Therein lies the rub (and yes, that's the first time I've used that phrase):
...Congress added several other factors for consideration, including: providers’ level of training, quality and patient outcomes, market share for providers and payers, patient acuity, teaching status and prior contracted rates. The law also was tweaked to explicitly say that arbitrators cannot consider the provider’s billed charge, the usual or customary charge, or rates paid by Medicare, Medicaid or other government programs.
While it’s clear that Medicare charges cannot be considered, stakeholders hold different views on whether the six factors listed in the text should be considered equally, or whether Congress intended the qualifying payment (QPA) amount to be the primary consideration and the other factors to be used only in certain circumstances.

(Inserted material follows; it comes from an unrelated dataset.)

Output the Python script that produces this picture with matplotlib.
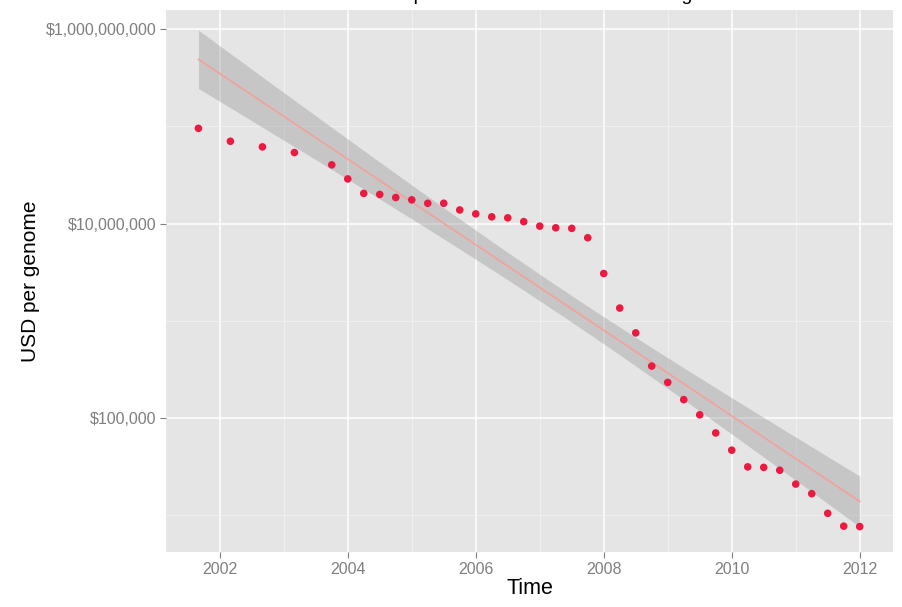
import numpy as np
import matplotlib
matplotlib.use('Agg')
import matplotlib.pyplot as plt
from matplotlib.ticker import FixedLocator, NullFormatter

plt.rcParams['font.family'] = ['Liberation Sans', 'DejaVu Sans']

# cost per genome (USD), quarterly
dates = ['2001-09', '2002-03', '2002-09', '2003-03', '2003-10', '2004-01', '2004-04',
         '2004-07', '2004-10', '2005-01', '2005-04', '2005-07', '2005-10', '2006-01',
         '2006-04', '2006-07', '2006-10', '2007-01', '2007-04', '2007-07', '2007-10',
         '2008-01', '2008-04', '2008-07', '2008-10', '2009-01', '2009-04', '2009-07',
         '2009-10', '2010-01', '2010-04', '2010-07', '2010-10', '2011-01', '2011-04',
         '2011-07', '2011-10', '2012-01']
cost = [95263072, 70175437, 61448422, 53751684, 40157554, 28780376, 20442576,
        19934346, 18519312, 17534970, 16159699, 16180224, 13801124, 12585659,
        11732535, 11455315, 10474556, 9408739, 9047003, 8927342, 7147571,
        3063820, 1352982, 752080, 342502, 232735, 154714, 108065,
        70333, 46774, 31512, 31125, 29092, 20963, 16712,
        10497, 7743, 7666]

year_ticks = [2002, 2004, 2006, 2008, 2010, 2012]
cost_ticks = [1e5, 1e7, 1e9]
cost_labels = ['$100,000', '$10,000,000', '$1,000,000,000']

t = np.array([int(d[:4]) + (int(d[5:]) - 1) / 12 for d in dates])
ly = np.log10(np.array(cost, dtype=float))

# linear fit on log scale + 95% confidence band (like geom_smooth(method='lm'))
n = len(t)
b, a = np.polyfit(t, ly, 1)
resid = ly - (a + b * t)
s = np.sqrt(np.sum(resid ** 2) / (n - 2))
sxx = np.sum((t - t.mean()) ** 2)
tt = np.linspace(t.min(), t.max(), 200)
fit = a + b * tt
se = s * np.sqrt(1 / n + (tt - t.mean()) ** 2 / sxx)
tq = 2.028
lo = 10 ** (fit - tq * se)
hi = 10 ** (fit + tq * se)

fig = plt.figure(figsize=(9.03, 6.07), dpi=100)
ax = fig.add_axes([166 / 903, 1 - 552 / 607, 727 / 903, 542 / 607])
ax.set_facecolor('#E5E5E5')
ax.set_yscale('log')
ax.set_xlim(2001.16, 2012.52)
ax.set_ylim(4200, 1.57e9)

ax.xaxis.set_major_locator(FixedLocator(year_ticks))
ax.xaxis.set_minor_locator(FixedLocator([2001, 2003, 2005, 2007, 2009, 2011]))
ax.yaxis.set_major_locator(FixedLocator(cost_ticks))
ax.yaxis.set_minor_locator(FixedLocator([1e4, 1e6, 1e8]))
ax.yaxis.set_minor_formatter(NullFormatter())
ax.set_xticklabels([str(y) for y in year_ticks])
ax.set_yticklabels(cost_labels)

ax.grid(True, which='major', color='white', linewidth=1.1)
ax.grid(True, which='minor', color='#F2F2F2', linewidth=0.6)
ax.set_axisbelow(True)
for sp in ax.spines.values():
    sp.set_visible(False)
ax.tick_params(which='major', length=4, width=0.8, color='#7F7F7F',
               labelcolor='#7F7F7F', labelsize=11.5, pad=3)
ax.tick_params(which='minor', length=0)

ax.fill_between(tt, lo, hi, color='#999999', alpha=0.4, linewidth=0, zorder=2)
ax.plot(tt, 10 ** fit, color='#F4A09A', linewidth=1.2, zorder=3)
ax.scatter(t, cost, s=30, color='#EC1A40', edgecolors='none', zorder=4)

ax.set_xlabel('Time', fontsize=15.5, labelpad=1)
ax.set_ylabel('USD per genome', fontsize=15, labelpad=4)

# title sits mostly above the visible area, as in the original
fig.text(0.587, 1 - 0.5 / 607, 'Cost per Human Genome decreasing', ha='center',
         va='baseline', fontsize=14)

fig.savefig('out.png', dpi=100)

If both Republicans and Democrats in both the House and Senate agree that all of the factors have to be weighed equally, what's the problem?
James Gelfand, senior vice president of health policy for the ERISA Industry Committee (ERIC) says his lobby’s interpretation of the text is that primacy should be given to the QPAs. In a recent call with reporters, Gelfand argued that many of the other factors -- like provider training and patient acuity -- are already baked in the coding.
OK, but the bill has already been passed and signed into law by Congress, and it's members of both parties and both chambers of Congress saying he's wrong, so...
...He also notes that the Congressional Budget Office assumed that most cases will adhere to the QPA and will not be based on QPA plus multipliers for the other factors. “Congress relied on this CBO score in passing the No Surprises Act,” Gelfand notes.
Whoops. Hmmmm...
Jack Hoadley of Georgetown University’s Center on Health Insurance Reforms (CHIR) also believes that since the QPA, or in-network rates is the first factor listed in the statute, it is the most important. The other pieces -- like patient acuity- would be captured by coding, he says. Since there is room for abuse, it is critical that the rulemaking provide guidance to indicate when it is appropriate for the arbitrator to look beyond the QPA. It is also crucial that the arbitrator be knowledgeable enough about coding to able to understand which factors are relevant to a particular case, Hoadley adds.
OK, so now what?
Loren Adler, associate director of the USC-Brookings Schaeffer Initiative for Health Policy, who closely tracked the legislative debate, says it is “plausible” that different lawmakers had different intentions in the bill. He notes that some of the less consumer-friendly factors added to the bill at the last-minute last December were pulled from Cassidy-Hassan proposals.
“However, I’d gotten the impression that HELP, Energy & Commerce, and Ways & Means intended the qualifying payment amount to be the main factor,” Adler says.
The article goes on for awhile longer, but I think you get the point.